## start ENTRIES PROVIDED
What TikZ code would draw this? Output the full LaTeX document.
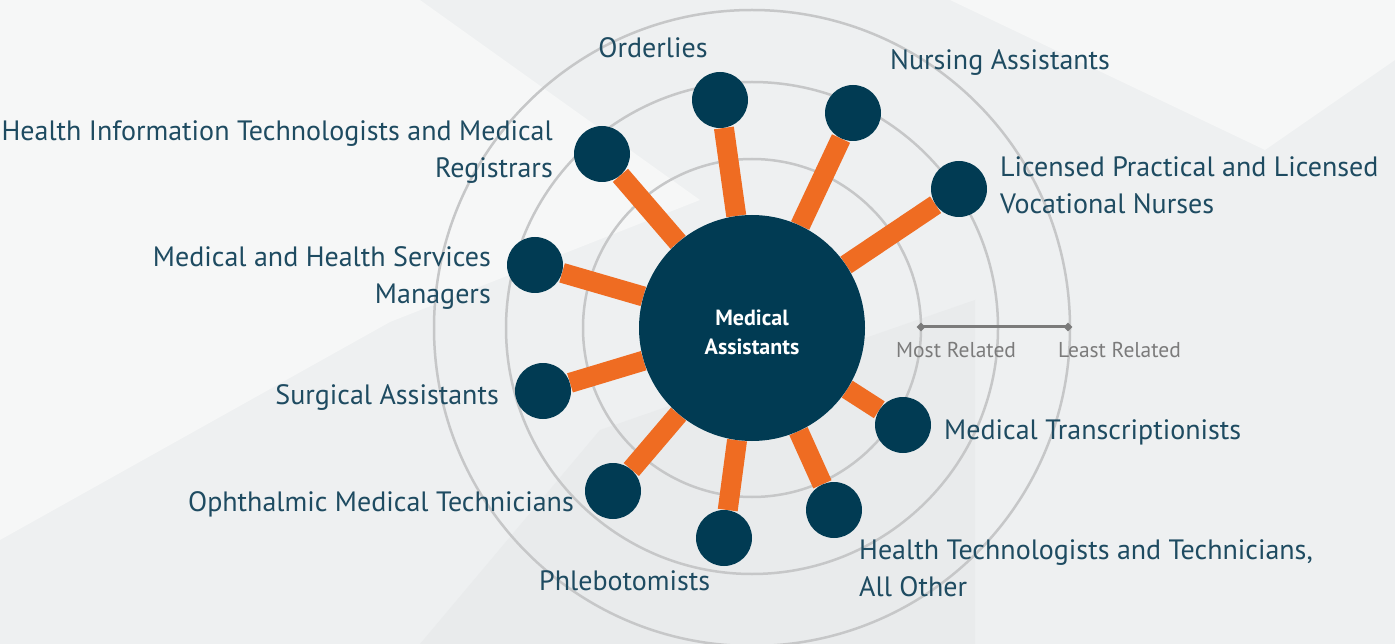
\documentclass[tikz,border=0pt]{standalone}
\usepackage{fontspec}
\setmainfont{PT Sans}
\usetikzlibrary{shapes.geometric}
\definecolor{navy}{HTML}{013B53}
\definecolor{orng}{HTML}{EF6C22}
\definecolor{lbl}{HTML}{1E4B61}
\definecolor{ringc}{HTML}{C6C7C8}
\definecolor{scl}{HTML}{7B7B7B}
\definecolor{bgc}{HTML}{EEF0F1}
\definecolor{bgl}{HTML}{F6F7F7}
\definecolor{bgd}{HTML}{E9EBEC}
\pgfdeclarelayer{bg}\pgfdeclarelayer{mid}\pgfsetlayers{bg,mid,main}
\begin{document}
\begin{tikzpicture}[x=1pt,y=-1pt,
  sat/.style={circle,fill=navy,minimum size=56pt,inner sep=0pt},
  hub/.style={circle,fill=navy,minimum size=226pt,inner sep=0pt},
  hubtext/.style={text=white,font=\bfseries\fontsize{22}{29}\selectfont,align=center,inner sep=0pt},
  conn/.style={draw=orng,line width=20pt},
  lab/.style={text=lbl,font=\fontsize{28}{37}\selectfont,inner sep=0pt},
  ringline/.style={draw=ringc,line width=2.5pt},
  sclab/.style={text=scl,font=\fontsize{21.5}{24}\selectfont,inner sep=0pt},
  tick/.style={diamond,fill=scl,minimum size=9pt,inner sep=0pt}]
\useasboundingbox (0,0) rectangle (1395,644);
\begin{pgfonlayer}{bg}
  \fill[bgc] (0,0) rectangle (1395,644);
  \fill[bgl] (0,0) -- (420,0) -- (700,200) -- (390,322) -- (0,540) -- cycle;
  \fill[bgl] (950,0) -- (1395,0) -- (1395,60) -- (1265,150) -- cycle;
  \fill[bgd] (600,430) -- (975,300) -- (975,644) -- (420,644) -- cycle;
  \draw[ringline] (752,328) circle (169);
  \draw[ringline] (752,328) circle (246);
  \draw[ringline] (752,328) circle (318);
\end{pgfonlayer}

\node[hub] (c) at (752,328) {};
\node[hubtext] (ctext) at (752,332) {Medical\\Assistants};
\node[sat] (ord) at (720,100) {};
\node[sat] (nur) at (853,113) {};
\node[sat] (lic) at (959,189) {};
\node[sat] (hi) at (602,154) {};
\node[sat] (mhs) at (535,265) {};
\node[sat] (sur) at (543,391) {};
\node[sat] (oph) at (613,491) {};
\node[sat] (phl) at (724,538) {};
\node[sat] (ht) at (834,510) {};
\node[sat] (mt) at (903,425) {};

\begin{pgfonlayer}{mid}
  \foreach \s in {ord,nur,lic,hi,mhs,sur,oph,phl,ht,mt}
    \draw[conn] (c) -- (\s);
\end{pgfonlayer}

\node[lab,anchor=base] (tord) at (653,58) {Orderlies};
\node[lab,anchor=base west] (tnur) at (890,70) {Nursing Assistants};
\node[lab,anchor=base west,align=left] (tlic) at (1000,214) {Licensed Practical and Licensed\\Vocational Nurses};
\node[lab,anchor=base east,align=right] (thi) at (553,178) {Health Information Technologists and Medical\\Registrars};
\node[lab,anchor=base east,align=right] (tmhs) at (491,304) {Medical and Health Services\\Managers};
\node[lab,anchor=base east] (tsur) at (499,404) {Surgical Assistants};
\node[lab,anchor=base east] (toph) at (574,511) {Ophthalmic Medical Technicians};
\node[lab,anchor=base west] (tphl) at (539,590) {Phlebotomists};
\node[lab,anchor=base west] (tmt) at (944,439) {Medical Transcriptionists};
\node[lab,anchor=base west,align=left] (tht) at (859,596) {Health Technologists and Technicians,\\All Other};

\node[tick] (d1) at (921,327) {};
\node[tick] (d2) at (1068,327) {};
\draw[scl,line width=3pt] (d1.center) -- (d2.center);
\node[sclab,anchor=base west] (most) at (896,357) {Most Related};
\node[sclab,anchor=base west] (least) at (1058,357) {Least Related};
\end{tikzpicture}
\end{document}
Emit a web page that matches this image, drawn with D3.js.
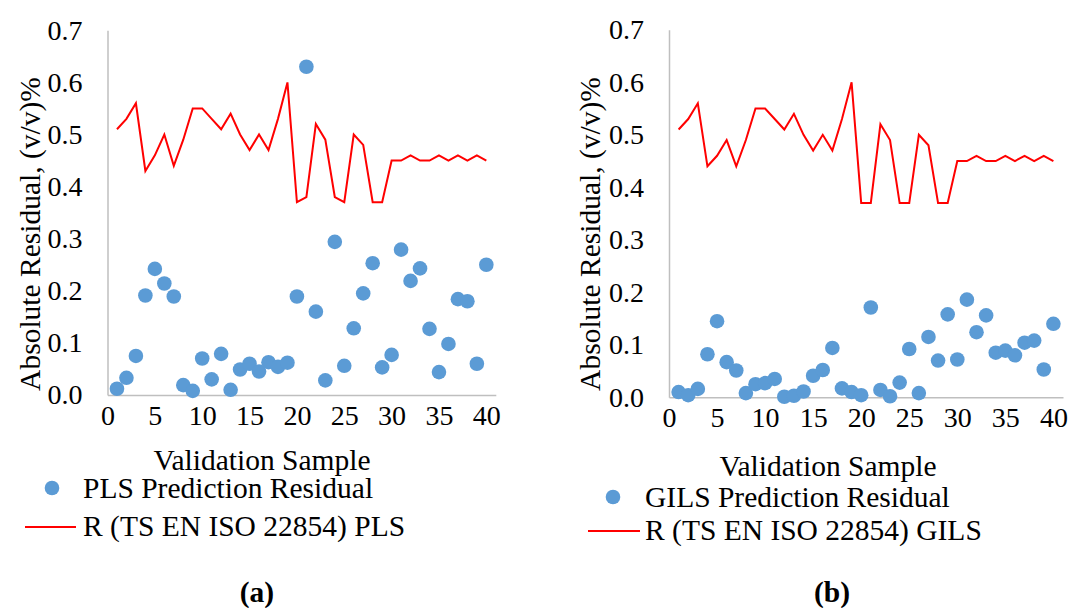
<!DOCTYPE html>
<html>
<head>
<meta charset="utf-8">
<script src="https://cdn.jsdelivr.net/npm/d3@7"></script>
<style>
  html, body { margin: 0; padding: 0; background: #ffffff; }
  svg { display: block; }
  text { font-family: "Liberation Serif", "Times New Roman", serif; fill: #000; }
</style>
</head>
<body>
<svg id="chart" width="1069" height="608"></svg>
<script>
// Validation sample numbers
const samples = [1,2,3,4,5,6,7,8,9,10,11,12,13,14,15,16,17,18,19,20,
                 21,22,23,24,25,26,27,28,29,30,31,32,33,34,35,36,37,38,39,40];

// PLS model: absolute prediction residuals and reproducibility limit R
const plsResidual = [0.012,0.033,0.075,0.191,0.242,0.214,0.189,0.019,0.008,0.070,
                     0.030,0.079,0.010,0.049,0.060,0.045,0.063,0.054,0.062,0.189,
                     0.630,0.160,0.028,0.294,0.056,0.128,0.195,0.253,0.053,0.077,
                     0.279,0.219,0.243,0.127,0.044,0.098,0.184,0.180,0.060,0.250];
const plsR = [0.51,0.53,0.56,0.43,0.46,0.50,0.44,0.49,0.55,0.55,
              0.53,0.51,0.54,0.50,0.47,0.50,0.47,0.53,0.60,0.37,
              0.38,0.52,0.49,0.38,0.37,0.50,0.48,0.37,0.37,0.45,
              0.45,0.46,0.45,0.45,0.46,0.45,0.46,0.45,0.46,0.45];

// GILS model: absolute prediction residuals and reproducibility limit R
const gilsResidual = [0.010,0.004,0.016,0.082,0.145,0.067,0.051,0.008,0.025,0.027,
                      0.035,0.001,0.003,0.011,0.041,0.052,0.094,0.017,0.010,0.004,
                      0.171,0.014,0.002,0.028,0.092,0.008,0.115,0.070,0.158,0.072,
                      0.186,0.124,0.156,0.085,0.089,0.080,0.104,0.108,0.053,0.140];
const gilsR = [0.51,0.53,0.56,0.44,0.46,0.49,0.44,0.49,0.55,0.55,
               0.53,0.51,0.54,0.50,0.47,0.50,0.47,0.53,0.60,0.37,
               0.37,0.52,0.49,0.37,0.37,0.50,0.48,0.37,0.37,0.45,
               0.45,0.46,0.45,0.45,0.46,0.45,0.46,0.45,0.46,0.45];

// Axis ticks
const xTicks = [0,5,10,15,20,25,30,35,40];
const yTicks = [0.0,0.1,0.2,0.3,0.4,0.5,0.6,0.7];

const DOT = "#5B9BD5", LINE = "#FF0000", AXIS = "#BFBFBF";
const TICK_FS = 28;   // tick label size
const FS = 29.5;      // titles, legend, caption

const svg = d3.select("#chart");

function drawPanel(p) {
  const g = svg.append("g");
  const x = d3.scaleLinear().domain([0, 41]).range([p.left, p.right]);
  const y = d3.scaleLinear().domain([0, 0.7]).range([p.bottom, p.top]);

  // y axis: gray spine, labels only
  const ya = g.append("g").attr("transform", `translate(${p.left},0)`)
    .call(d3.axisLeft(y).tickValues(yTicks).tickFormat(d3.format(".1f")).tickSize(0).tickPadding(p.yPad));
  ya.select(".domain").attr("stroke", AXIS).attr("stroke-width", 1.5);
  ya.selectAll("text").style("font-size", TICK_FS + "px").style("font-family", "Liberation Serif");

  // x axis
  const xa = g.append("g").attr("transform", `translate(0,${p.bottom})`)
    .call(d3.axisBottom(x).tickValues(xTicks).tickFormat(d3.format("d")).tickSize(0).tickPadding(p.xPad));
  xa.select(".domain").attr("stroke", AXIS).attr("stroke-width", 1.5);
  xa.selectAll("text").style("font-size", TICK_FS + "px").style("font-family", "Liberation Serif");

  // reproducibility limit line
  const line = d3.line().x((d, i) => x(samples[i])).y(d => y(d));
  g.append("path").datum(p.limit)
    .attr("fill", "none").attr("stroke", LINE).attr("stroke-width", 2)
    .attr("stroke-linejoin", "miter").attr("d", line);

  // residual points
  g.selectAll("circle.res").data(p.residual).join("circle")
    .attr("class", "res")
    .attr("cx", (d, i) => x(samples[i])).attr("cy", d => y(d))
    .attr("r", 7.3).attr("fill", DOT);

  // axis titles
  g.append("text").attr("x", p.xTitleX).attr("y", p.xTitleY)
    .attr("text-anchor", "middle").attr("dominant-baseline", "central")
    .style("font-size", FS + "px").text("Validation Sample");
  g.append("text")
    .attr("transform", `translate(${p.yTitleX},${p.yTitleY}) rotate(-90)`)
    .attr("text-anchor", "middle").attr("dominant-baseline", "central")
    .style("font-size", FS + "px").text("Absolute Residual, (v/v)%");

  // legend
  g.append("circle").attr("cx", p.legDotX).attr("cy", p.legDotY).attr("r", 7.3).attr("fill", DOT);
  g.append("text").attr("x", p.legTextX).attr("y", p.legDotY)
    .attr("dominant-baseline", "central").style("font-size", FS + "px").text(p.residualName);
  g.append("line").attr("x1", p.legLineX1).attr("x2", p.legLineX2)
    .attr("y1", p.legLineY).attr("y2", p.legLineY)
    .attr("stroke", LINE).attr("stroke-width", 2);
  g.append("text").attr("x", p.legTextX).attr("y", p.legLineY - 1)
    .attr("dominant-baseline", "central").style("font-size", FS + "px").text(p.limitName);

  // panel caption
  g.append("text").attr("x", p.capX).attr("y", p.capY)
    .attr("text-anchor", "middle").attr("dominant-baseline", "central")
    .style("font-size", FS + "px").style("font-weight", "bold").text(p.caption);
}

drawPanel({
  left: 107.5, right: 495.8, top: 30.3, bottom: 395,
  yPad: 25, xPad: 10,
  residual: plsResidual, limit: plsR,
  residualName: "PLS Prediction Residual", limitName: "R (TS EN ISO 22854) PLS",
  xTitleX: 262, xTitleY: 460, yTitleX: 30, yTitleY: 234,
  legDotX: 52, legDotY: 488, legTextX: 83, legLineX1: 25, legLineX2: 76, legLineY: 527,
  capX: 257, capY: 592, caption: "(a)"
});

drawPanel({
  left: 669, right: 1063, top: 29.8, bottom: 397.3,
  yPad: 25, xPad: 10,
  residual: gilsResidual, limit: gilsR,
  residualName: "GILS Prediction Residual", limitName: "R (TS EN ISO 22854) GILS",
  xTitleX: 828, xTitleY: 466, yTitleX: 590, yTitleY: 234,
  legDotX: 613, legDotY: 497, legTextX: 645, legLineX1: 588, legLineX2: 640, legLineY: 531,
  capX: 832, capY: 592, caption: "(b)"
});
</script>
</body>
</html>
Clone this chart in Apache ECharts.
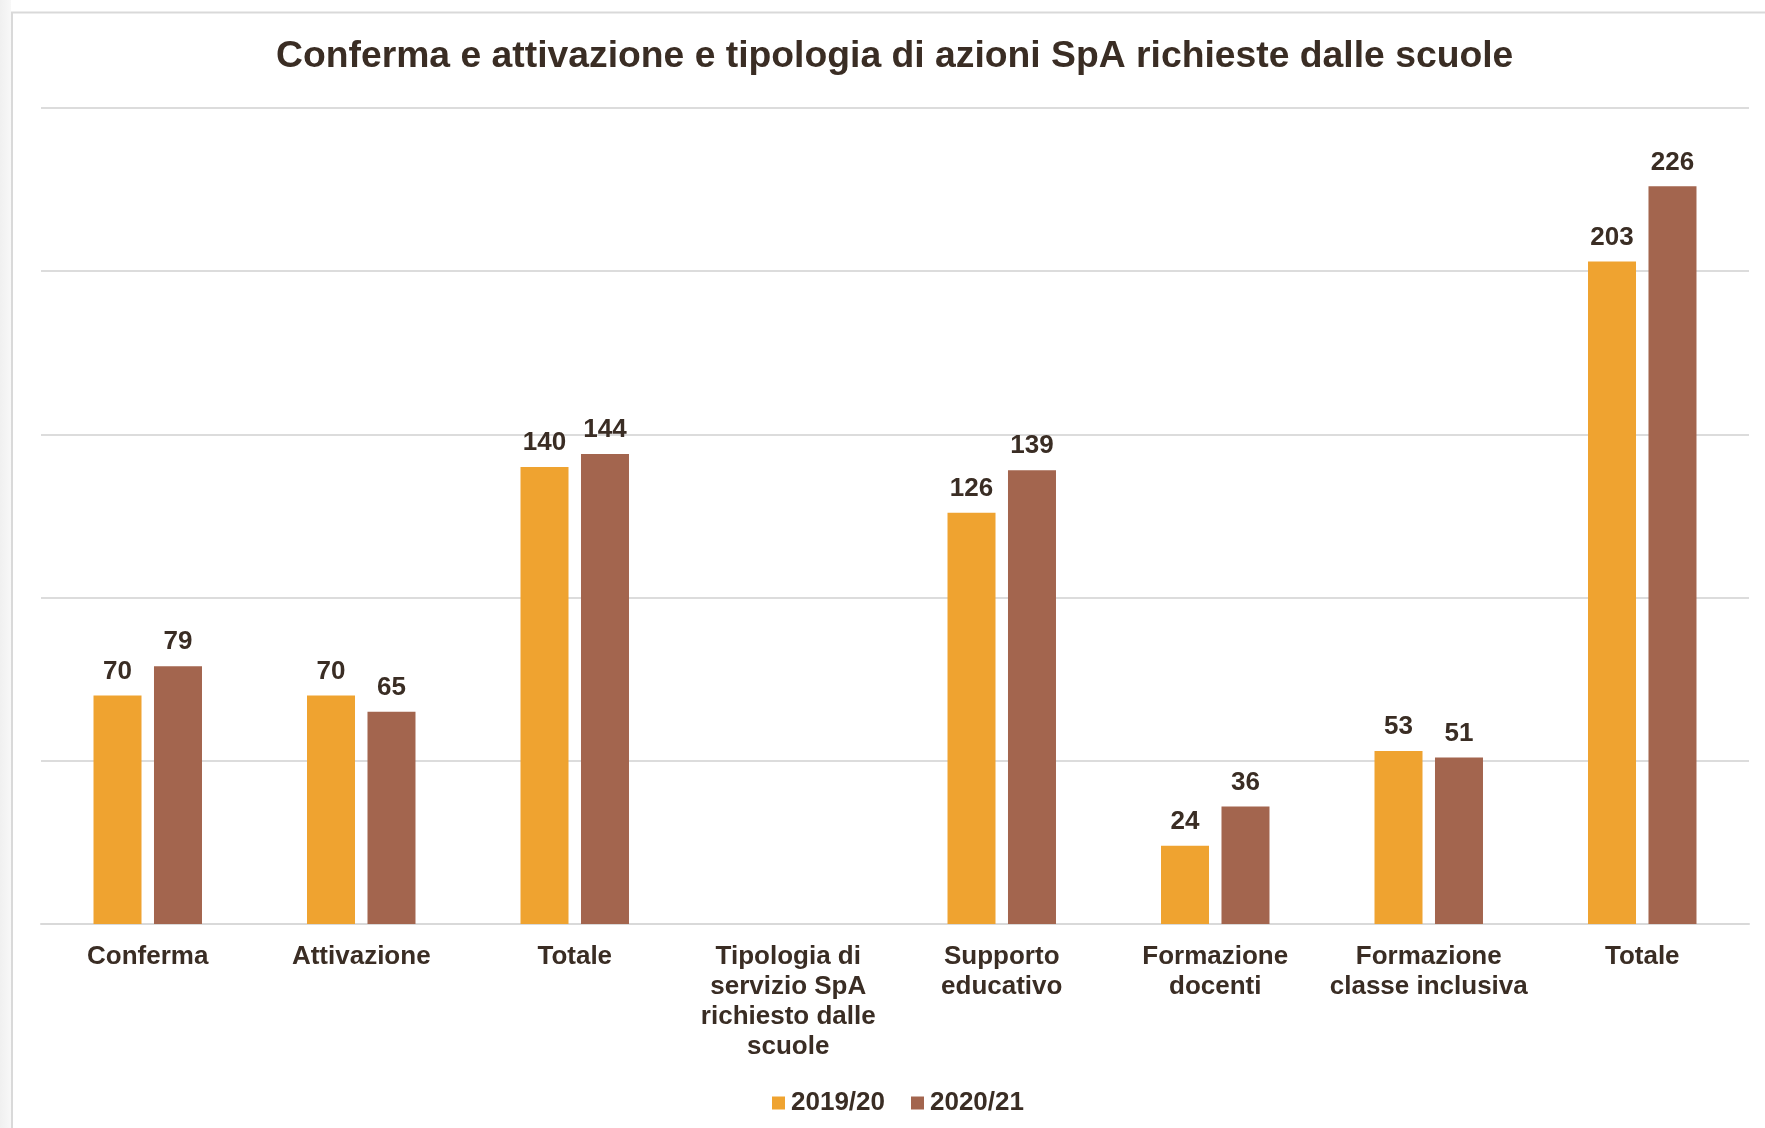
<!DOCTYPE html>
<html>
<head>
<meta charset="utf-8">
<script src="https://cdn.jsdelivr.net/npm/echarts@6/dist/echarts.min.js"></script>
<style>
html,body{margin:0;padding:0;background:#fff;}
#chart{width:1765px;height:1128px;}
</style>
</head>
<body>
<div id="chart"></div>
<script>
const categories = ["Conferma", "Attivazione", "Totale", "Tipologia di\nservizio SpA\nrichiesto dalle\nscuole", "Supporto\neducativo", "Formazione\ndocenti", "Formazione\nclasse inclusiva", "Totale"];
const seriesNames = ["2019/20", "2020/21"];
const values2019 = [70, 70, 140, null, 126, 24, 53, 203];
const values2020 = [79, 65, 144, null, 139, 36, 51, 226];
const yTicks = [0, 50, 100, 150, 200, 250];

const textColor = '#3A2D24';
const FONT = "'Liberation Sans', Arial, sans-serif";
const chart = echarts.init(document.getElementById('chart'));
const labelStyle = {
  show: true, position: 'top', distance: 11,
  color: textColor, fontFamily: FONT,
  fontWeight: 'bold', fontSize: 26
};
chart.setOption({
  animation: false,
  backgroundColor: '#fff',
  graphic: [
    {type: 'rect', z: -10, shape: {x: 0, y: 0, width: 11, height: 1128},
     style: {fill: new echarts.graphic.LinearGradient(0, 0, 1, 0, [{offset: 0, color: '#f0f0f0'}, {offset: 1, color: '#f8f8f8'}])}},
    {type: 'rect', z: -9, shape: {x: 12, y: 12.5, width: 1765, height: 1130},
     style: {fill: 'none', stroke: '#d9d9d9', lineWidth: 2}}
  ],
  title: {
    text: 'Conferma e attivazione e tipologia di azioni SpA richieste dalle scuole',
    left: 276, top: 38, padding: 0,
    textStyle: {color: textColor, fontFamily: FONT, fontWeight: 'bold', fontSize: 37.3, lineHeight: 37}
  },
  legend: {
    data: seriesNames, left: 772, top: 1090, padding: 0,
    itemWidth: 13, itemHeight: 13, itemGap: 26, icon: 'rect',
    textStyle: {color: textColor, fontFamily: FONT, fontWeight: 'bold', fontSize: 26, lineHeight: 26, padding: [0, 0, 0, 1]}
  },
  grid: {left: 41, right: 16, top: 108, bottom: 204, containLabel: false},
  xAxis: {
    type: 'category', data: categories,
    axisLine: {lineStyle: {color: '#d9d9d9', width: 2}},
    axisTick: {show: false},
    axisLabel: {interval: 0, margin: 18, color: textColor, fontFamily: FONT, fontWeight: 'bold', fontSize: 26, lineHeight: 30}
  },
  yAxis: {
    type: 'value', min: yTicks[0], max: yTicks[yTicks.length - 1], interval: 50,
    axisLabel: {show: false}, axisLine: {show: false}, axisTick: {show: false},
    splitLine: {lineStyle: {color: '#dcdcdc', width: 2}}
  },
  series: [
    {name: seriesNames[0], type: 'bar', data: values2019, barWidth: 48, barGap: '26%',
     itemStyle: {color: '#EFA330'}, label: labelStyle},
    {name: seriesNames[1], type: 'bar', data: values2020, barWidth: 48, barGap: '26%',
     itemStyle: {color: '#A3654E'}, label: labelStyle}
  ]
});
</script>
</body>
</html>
## end ENTRIES PROVIDED
Select all lines with the word "this" from the entries above.

*SOLUTION TO THE EXERCISE:*
What TikZ code would draw this? Output the full LaTeX document.
Emit a web page that matches this image, drawn with D3.js.
Clone this chart in Apache ECharts.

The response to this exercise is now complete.